The Toronto Customer Success Executive Breakfast is a forum whereby local industry leaders get together over breakfast to discuss the still young and rapidly evolving field of Customer Success.
Organized by DesiredPath, senior executives in the field of Customer Success are invited to share their knowledge and expertise amongst their peer group in an intimate and highly interactive setting.
The breakfast is an opportunity for these leaders in Customer Success to convene, exchange ideas and further define industry best practices.
Vanessa Brangwyn, Chief Customer Officer at Achievers, was this month’s key speaker at the Customer Success Executive breakfast.
Hosted at Achievers’ head office, Vanessa led the group through the topic of “Who Owns the Customer?” exploring the evolution of Customer Success at Achievers, the partnership with Sales and ultimately how it all fits together to deliver customer value.
A topic very near and dear to the hearts of Customer Success executives, Vanessa led the group through a very engaging conversation!
Vanessa started by highlighting that it is important for companies to first know who their customers are before accountability for them can be defined.
Account Responsibility
At Achievers, they think of every single person at the customer’s company and factor that in to all of their transactions with them.
Accountability for the customer therefore means ensuring that they are addressing the needs of all the various stakeholders.
Previously, Customer Success was part of the sales team.
The structure was cohesive for customer coverage however the challenge was that the organization focused more on new acquisition so it was hard to get the voice of the customer heard “at the table”.
Everyone was talking about growth but not about retention.
This led to the “leaky bucket” problem where customer retention was becoming more of an issue as they continued to grow.
In 2018 they started to talk about retention as key for growth and created the new Chief Customer Officer role, moved Customer Success out of the sales organization and augmented the department to better support the needs of all customer end-users.
In this new model, Customer Success Managers (CSMs) own and are compensated on renewal, with accelerators if they overachieve on contract.
Upselling and Cross Selling
Upselling and cross selling is a bit trickier.
What is an upsell vs cross sell?
And then when should an Account Executive (AE) be brought in to manage either?
They are trying to be clear about organic vs inorganic customer growth and assign accountability accordingly.
Organic growth occurs naturally as a result of the CSM effort in having customers do more with the product and hence CSMs own, and are compensated for this, with a commission plan that reflects the account farming effort.
Inorganic customer growth occurs either when dealing with new departments or regions at the customer, or when there are new products to sell.
In this case, the AEs do the cross selling and upselling and own the revenue growth number.
Vanessa asked the group who owns the customer at their respective companies and how is the corresponding compensation plan modelled?
A Growth Strategy Framework to Increase Customer Retention and Revenue Growth
A number of executives had similar structures at their companies where AEs report into the Sales organization and CSMs are trained to “hear for” opportunities.

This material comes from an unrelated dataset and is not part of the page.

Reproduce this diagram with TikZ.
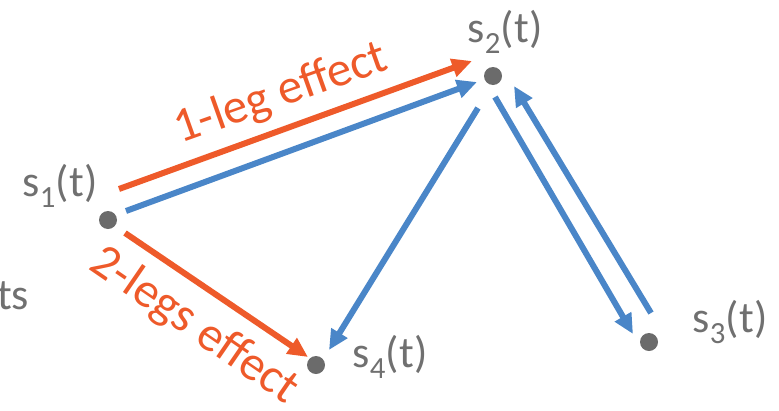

In this case, Customer Success is generally responsible for customer health and the customer retention rate with bonuses for various additional elements including accelerators for growth.
AEs are then typically responsible for upselling and cross selling whenever new relationships or budgets are involved.
New metrics such as CSSQL’s or SQO’s were mentioned as ways to quantify Customer Success as a revenue lead source.
The problem with this arises when Sales simply views Customer Success as a revenue stream.
There is a trend occurring where companies are having trouble growing new logos and therefore looking increasingly at the customer base for revenue growth.
But this pressure is also making it harder to sell into the customer base.
Ultimately a vendor cannot sell to customers if they are not seeing value, therefore the balance between customer success and revenue growth must be considered carefully.
A growth strategy framework that is proving successful at increasing both the customer retention rate and revenue growth rate is a double compensation model for upselling during the first 12 months.
Although Chief Revenue Officers (CROs) are loathed to double compensate on deals, this model does well at balancing both the needs and timing of the customer, with Sales’ drive to sell to the install base.
Members of the group did however favour the responsibility of customer expansion residing within Customer Success to ensure that both the CS organization and by extension, the Customer, have a “seat at the table”.
Bottom Line: Revenue Growth Requires Customer’s Seeing Value
What did the group conclude then?
Many elements need to be considered when determining how best to resource accounts and grow revenue.
There is no one-size-fits-all approach, but everyone agreed that no one can sell to an install base if customers are not seeing value!